Каков он, поэт Грасс? Прозаические книги фаршированы стихами. Вернее, стихи, как графические заставки, расположены на страницах среди прозы. Стих его сжат, плотен, графичен. В нем нет ничего от лукавого, от фальшивой сентиментальности или мистики. Это очень мужские стихи. Они зрительны, их видишь.
Грасс – глаз. Его стихи – саркастическая геральдика, графические эмблемы времени. Он рисует не только лебедя времени, но и его крысу. Он прошел школу немецкого экспрессионизма.

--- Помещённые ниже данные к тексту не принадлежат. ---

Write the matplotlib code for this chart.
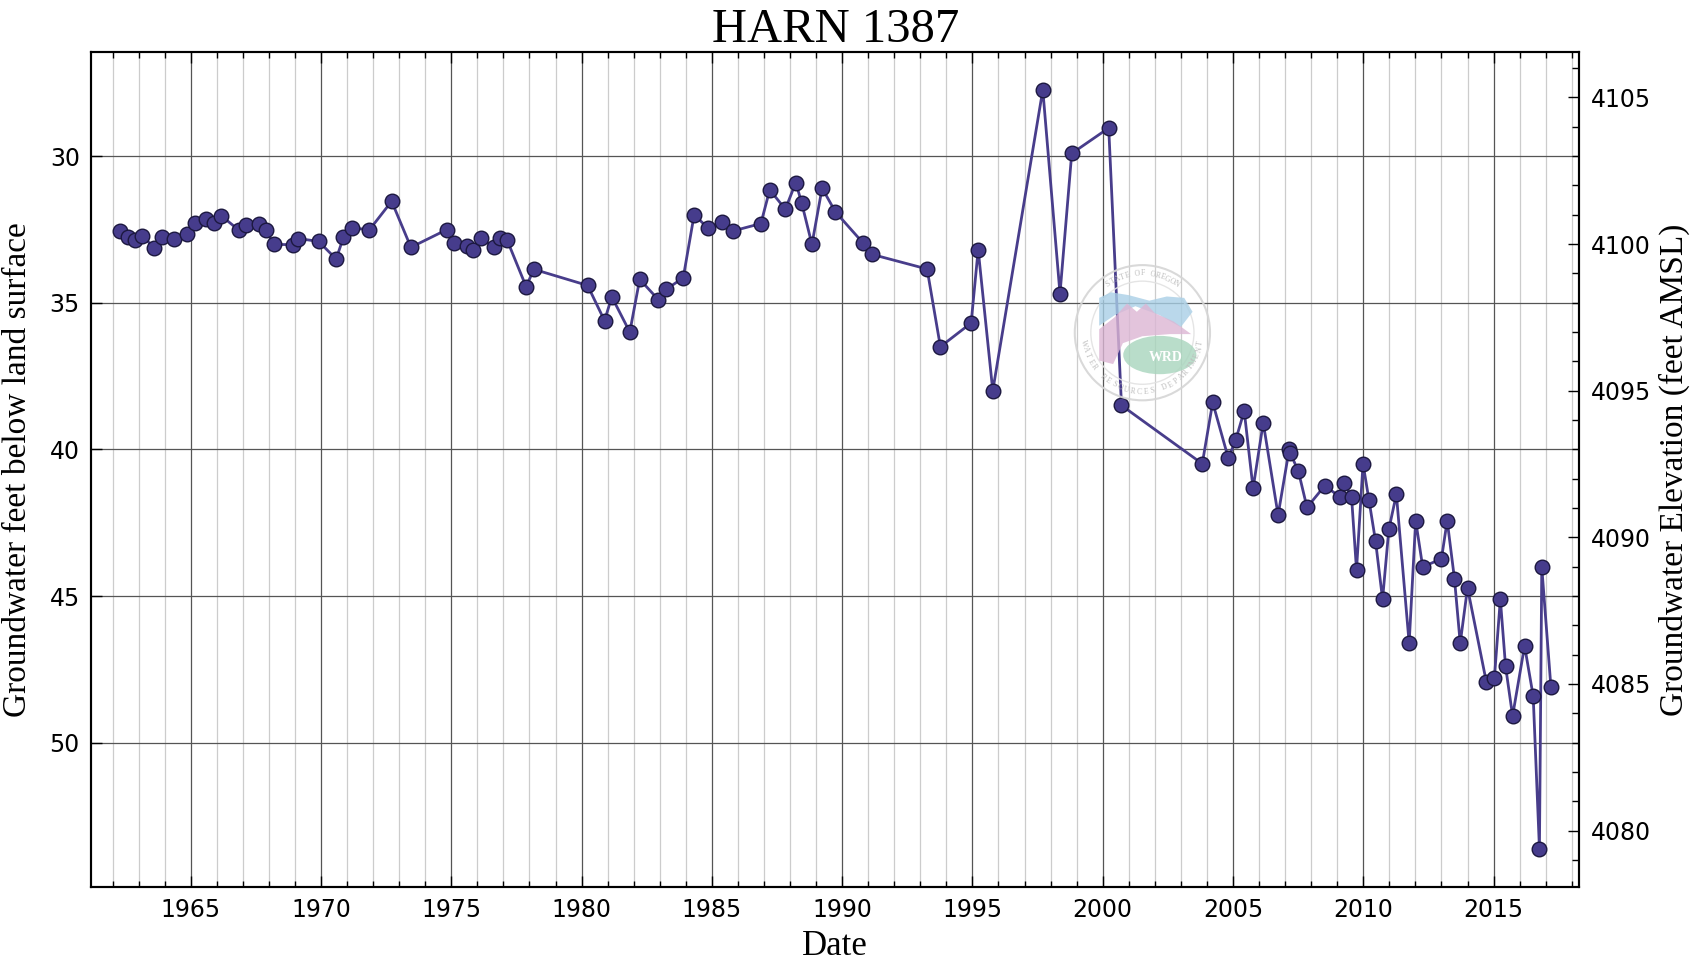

Сидя на сцене за его набыченной квадратной спиной и торчащим из-за щеки усом, я слушал, как Грасс неторопливо и буднично читал свою «Аннабел Ли».

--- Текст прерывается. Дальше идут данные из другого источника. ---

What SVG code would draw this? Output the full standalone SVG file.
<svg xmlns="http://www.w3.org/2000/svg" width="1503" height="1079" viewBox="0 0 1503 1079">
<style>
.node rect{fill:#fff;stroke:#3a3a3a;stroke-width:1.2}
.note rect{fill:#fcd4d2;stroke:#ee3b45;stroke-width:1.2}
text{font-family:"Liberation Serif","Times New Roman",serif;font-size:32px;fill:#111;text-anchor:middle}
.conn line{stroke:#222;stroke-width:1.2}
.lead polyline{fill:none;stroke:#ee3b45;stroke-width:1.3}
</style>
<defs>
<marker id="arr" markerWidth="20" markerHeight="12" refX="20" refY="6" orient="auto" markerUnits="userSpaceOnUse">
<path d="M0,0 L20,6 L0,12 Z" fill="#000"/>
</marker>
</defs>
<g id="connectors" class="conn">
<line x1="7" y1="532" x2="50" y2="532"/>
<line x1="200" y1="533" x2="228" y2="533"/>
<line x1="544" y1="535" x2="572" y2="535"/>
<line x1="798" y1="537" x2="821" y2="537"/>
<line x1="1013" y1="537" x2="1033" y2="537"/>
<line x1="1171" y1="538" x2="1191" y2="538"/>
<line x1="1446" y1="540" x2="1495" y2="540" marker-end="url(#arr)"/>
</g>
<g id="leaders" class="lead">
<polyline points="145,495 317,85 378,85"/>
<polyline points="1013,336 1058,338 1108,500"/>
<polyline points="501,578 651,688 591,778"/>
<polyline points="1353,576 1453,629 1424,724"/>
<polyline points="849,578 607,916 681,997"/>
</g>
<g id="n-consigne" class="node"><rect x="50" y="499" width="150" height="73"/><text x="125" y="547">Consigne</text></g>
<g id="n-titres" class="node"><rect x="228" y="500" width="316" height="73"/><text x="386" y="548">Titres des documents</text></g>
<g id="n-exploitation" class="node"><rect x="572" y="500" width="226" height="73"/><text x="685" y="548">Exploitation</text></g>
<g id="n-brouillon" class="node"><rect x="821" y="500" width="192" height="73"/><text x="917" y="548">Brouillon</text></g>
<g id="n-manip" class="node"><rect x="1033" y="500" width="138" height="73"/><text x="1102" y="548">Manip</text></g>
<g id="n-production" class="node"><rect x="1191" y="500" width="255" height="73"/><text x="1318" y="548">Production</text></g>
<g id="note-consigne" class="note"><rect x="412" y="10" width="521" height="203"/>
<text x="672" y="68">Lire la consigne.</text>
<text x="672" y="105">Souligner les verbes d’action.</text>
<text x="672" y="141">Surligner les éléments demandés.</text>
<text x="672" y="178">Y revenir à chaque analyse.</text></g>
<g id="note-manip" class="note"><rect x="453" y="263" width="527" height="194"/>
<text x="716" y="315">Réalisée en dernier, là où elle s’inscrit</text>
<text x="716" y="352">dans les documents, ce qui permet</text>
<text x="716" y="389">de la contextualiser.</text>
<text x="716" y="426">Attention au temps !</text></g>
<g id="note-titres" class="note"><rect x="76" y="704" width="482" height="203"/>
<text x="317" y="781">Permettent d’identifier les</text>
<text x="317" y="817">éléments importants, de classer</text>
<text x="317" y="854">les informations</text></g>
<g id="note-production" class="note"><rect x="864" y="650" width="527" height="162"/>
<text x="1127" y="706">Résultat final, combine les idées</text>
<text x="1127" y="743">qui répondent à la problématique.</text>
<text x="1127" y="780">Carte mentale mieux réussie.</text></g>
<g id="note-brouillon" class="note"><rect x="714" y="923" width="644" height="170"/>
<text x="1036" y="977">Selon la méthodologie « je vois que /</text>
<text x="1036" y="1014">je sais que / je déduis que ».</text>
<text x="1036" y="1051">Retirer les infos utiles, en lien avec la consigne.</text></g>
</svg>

«Аннабел Ли? Не ослышались ли мы?» Это было нашим паролем.
Вы помните, конечно, читатель, это классическое стихотворение «безумного Эдгара».
Оно было первым из англоязычных стихов, заученных мной наизусть. Думаю, что каждый из прикасавшихся к английскому пробовал его переводить. Но таинство его музыки неуловимо.
Это было у моря.
Берег вымело набело.
Эти воды и годы прошли.
Но жила-была девушка,
не пойму, кем она была?
Ее звали Аннабел Ли, —
гласит приблизительный перевод. Вроде ничего особенного, но магическая власть есть в этом раскачивающемся ритме английского. Он завораживает. Это самое магнетичное из стихотворений. Оно волновало не одно поколение российских поэтов. «Это было у моря, где волна бирюзова», – вторил его мелодии влюбчивый Северянин. Погребальную мелодию услышал в стихах Сергей Рахманинов, написав свои «Колокола» на текст Эдгара По в переводе Бальмонта. Может быть, это была ностальгическая музыка гибнущих цивилизаций, умирающей культуры гибнущего века?
Даже у Блока в гениальном его «В ресторане» чудится этот отзвук:
Никогда не забуду (он был или не был…)
(Аннабел Ли… Аннабел Ли)
Золотого, как небо, аи…
Но из глуби зеркал ты мне взоры бросала
И, бросая, кричала: «Лови!..»
«Аннабел Ли, Аннабел Ли» – как бы прорывается сквозь надрывную ресторанную музыку начала века.